I have heard statistics (and this is no research paper) about how men in the ministry struggle with pornography addiction. The number is astounding, I know it's well over half, and I recall some pastors reporting that over three quarters of Christian ministers are addicted to pornography! Why aren't we bringing this to light again?!
This is a severe problem we have on our hands. These addictions are ruining credibility, but only because we get offended when we see something provocative and then go and delight ourselves in it when no one is watching. That is not integrity. Look at what Jesus said;
In the meantime, when so many thousands of the people gathered together that they were trampling one another, he said to his disciples first, "Beware of the leaven of the Pharisees which is hypocrisy. Nothing is covered up that will not be revealed, or hidden that will not be known. Therefore whatever you have said in the dark will be heard in the light, and what you have whispered in private rooms shall be proclaimed on the housetops." (Luke 12:1-3)
Notice how before He addresses the crowd He addresses His closest followers. He addresses His disciples and pretty much says that they are on exhibit. The whole world is going to be watching them and they will not be able to get away from the sin of hypocrisy. Look, I proclaim it upon myself that sometimes I am the biggest hypocrite, but I believe in exposing my sins to the light.

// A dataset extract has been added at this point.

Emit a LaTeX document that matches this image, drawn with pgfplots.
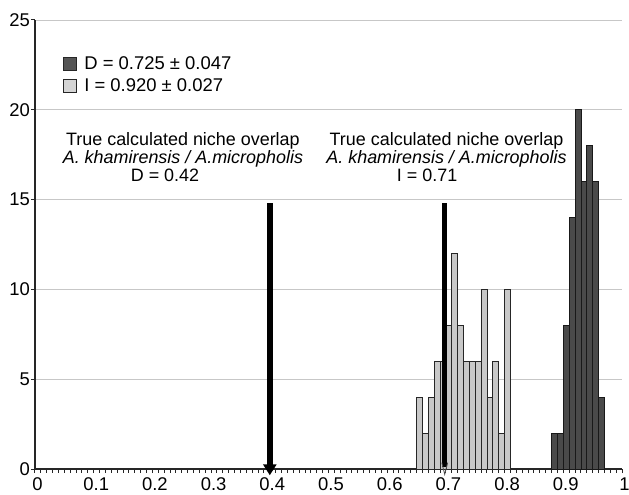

After all, that's why people refuse to come to the light. They simply will not accept that the perverted desires of what was intended to be good is in fact sin. I didn't even make that up, it's what the Bible says!
"This is the verdict: Light has come into the world, but people loved darkness instead of light because their deeds were evil. Everyone who does evil hates the light, and will not come into the light for fear that their deeds will be exposed. But whoever lives by the truth comes into the light, so that it may be seen plainly that what they have done has been done in the sight of God." (John 3:19-21)
I am probably no different than you and you are probably no different than me. We all have our struggles. We all are in this boat together. Without Christ, we would all be without hope. I struggle with pornography ever so little in comparison to how I used to consume it up to three times daily. Maybe if I am really weak, I will stumble after so many weeks or months, but I am still an addict, and I am still in need of bringing that sin into the light. I truly believe that when we in the church become transparent, that's when the world will no longer be able to point their fingers and shout "hypocrite", but will instead say "yeah, I am struggling with that too." In the church, we always want to be relevant, well let's put down the front and be relevant where it counts. We all struggle with some sin somewhere, and in Christ we have achieved monumental victory after victory with no glory of our own. My name is Ryan Jackson and I have been saved by grace.